Beautiful homes in the most important historic site of the American Civil War

Our Tour Homes

Martha Vick House
Visit the last original Vick family home in Vicksburg. This mini-mansion, built for the unmarried daughter of Vicksburg's founder, Newit Vick, has been carefully restored and furnished as a "fine but comfortable" home.

Ahern's Belle of the Bends
This breathtaking Italianate mansion sits atop a bluff overlooking the Mississippi River and is one of Mississippi's best preserved historical homes. It showcases beautiful oval, arched woodwork and trim and intricate Bavarian plaster and gold leaf crown moldings throughout. Four original chandeliers and many original antiques adorn its interior.

Steele Cottage
Built in 1829, the home is more primitive than our picture of antebellum. Constructed along a hillside, the downstairs was built of handmade brick with the best plumbing available - an indoor cistern. Occupied by the newspaper editor during the Siege of Vicksburg, the cottage gave up its wallpaper for printing.

Duff Green
The lovely 3-story Duff Green Mansion was constructed by skilled slave labor and was used as a hospital for Confederate and Union solders during the Civil War.

McNutt House
Governor Alexander McNutt's home prior to his becoming the State's 12th Governor is among the oldest residences in Vicksburg and is listed in the National Register of Historic Places in addition to State and County Historic Landmarks.

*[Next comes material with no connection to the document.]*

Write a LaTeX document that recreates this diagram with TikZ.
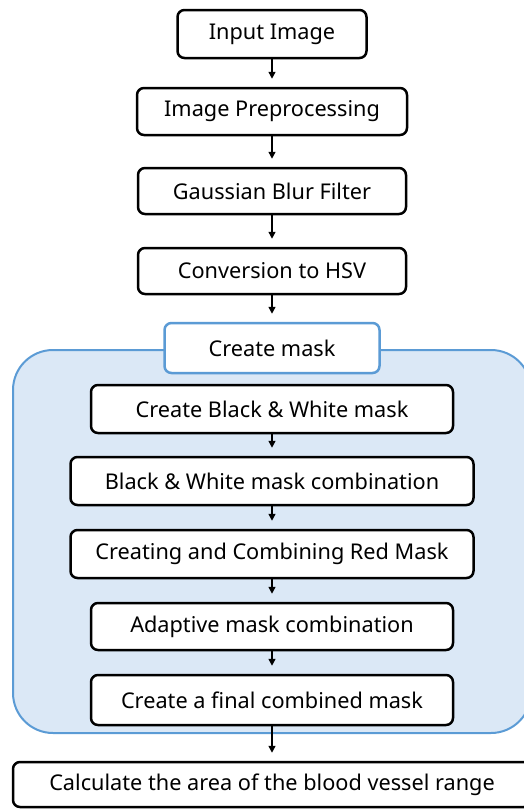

Featherston Magruder House
One of the few surviving antebellum homes in the dead center of historic Vicksburg, the Featherston Magruder House is a magnificent example of an Italianate Revival remodel of a classic Greek Revival architecture. The original building, erected in 1831, was built by Richard Featherston, a planter and school teacher, to put his family and the town's first school room all under the same roof.  The Featherston family was a perfect example of early American migration and its impact on the civil war.

The Baer House Inn

A charming bed and breakfast retreat, this exquisite example of Eastlake Victorian was built in 1870 by Leona Baer. The home features handcrafted American chestnut and black walnut detailed woodwork. Within walking distance of museums, restaurants, art galleries, antique shops, and historical sites of the Civil War.

McRaven Tour Home
Hear the fascinating and sometimes eerie stories about the people who once called McRaven home. National Geographic Magazine has called it the "time capsule of the South." Explore the architecture of three different time periods: Frontier (1797), Empire (1836), and Greek Revival (1849).

Church of the Holy Trinity

Noted in the National Register of Historic Places, Holy Trinity boasts six Tiffany stained glass windows and the only known windows to honor those who died on both sides in the Civil War. Home to the Conservatory of Fine Arts.